En outre, nos moyens d’action depuis la surface présentent des limites d’emploi : nos 20 systèmes sol-air terrestres (Crotale et Mamba) n’assurent une couverture aérienne qu’à courte et moyenne portée (13). De ce fait, ils ne sont en mesure de couvrir que la moitié du territoire métropolitain (14). Les bâtiments de la Marine, équipés des mêmes types de missiles, seraient en mesure de densifier le premier rideau de défense sur les côtes, mais ne peuvent agir dans la profondeur du territoire. En outre, on l’aura noté, ces calculs déjà limitatifs ne prennent pas en compte une menace sur nos ZEE (15) ou nos territoires ultramarins.
Le constat est plus alarmant concernant la défense de nos côtes contre une offensive maritime, la France n’ayant pas maintenu de réseau de batteries côtières. L’artillerie de l’armée de Terre pourrait certainement assurer des tirs de défense à la mer, mais nous ne parlons pas ici d’une capacité spécialisée et affectée à cette mission.
Enfin, nos capacités de guerre électronique active (brouilleurs de communications et de systèmes de navigation) n’ont fait l’objet d’aucun investissement massif depuis les années 1990. La priorité ayant été donnée à l’autoprotection de nos aéronefs, véhicules et bâtiments, les capacités de brouillage offensives françaises ne reposent plus que sur le système SCRIBE (16), mis en œuvre par un unique escadron de l’armée de l’Air et de l’Espace (17). En outre, la France ne dispose d’aucune capacité de brouillage aéroporté, à l’exemple des EC-130H « Compass Call » américains.
La France se trouve ainsi dans une position paradoxale. Elle a investi pour être en mesure de voir arriver les coups de l’adversaire, mais ne dispose pas du panel de riposte A2/AD adéquat. Si l’ennemi engage un volume de forces équivalent à celui de la France, il sera très probablement repoussé. Si la France se trouve à affronter une force plus massive, sa faible masse d’effecteurs et l’attrition des combats ne laissent que peu d’illusions quant à l’issue du conflit. Transformer le territoire français en place forte est cependant à notre portée.

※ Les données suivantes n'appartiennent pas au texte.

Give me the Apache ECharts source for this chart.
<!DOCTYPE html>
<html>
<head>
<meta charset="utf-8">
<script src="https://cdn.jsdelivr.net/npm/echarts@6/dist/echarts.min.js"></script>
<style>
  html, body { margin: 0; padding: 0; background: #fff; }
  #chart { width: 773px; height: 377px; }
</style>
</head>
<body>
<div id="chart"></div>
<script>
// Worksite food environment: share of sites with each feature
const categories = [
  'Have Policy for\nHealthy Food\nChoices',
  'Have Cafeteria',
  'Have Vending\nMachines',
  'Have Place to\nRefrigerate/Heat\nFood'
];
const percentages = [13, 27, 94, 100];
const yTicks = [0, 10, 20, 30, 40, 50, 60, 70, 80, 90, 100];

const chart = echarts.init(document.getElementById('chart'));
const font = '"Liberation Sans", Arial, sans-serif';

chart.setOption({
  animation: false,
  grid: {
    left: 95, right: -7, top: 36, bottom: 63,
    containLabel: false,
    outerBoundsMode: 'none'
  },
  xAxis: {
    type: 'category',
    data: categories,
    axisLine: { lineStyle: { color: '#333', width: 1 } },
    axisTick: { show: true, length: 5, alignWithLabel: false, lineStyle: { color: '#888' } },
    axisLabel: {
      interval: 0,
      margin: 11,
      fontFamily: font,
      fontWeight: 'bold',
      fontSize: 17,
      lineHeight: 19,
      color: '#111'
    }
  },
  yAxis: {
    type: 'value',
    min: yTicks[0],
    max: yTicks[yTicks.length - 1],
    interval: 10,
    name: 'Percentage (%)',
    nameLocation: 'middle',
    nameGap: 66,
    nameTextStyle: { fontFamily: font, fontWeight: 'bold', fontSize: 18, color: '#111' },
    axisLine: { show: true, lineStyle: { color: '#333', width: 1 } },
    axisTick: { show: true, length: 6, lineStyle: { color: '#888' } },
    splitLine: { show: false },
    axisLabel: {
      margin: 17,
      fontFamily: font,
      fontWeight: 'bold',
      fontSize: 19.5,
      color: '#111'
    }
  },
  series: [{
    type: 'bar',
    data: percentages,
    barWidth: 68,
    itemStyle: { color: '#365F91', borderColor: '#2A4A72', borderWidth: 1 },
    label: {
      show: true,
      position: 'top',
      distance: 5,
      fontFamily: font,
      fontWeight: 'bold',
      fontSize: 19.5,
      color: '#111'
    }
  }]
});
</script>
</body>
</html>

Stratégie à court et moyen termes
La dégradation actuelle de la situation sécuritaire mondiale nous engage et nous oblige : le système défensif français doit être capable à court terme de repousser une offensive de haute intensité. Pour atteindre rapidement cet objectif, les mesures prises doivent être soutenables en termes tant humains que financiers, et concerner des briques technologiques matures. Nous l’avons vu, l’effort principal doit porter sur nos capacités à neutraliser l’adversaire. Augmenter la masse de notre aviation de chasse n’est objectivement pas atteignable à court terme. A contrario, nous détenons les leviers pour améliorer la disponibilité du parc existant : la création de la DMAé (18) en 2018 répond à cet impératif, avec des résultats déjà concrets (19). Cependant, nos chaînes de maintenance doivent intégrer dès à présent l’impact d’un conflit sur notre territoire : il faudra réparer vite, bien, et dans des conditions dégradées des appareils pouvant être lourdement endommagés, mais aussi être en mesure de produire les pièces « consommables » (20) à des rythmes soutenus. Des processus « temps de guerre » doivent dès à présent être mis en place dans nos chaînes de maintenance, tant militaires que civiles.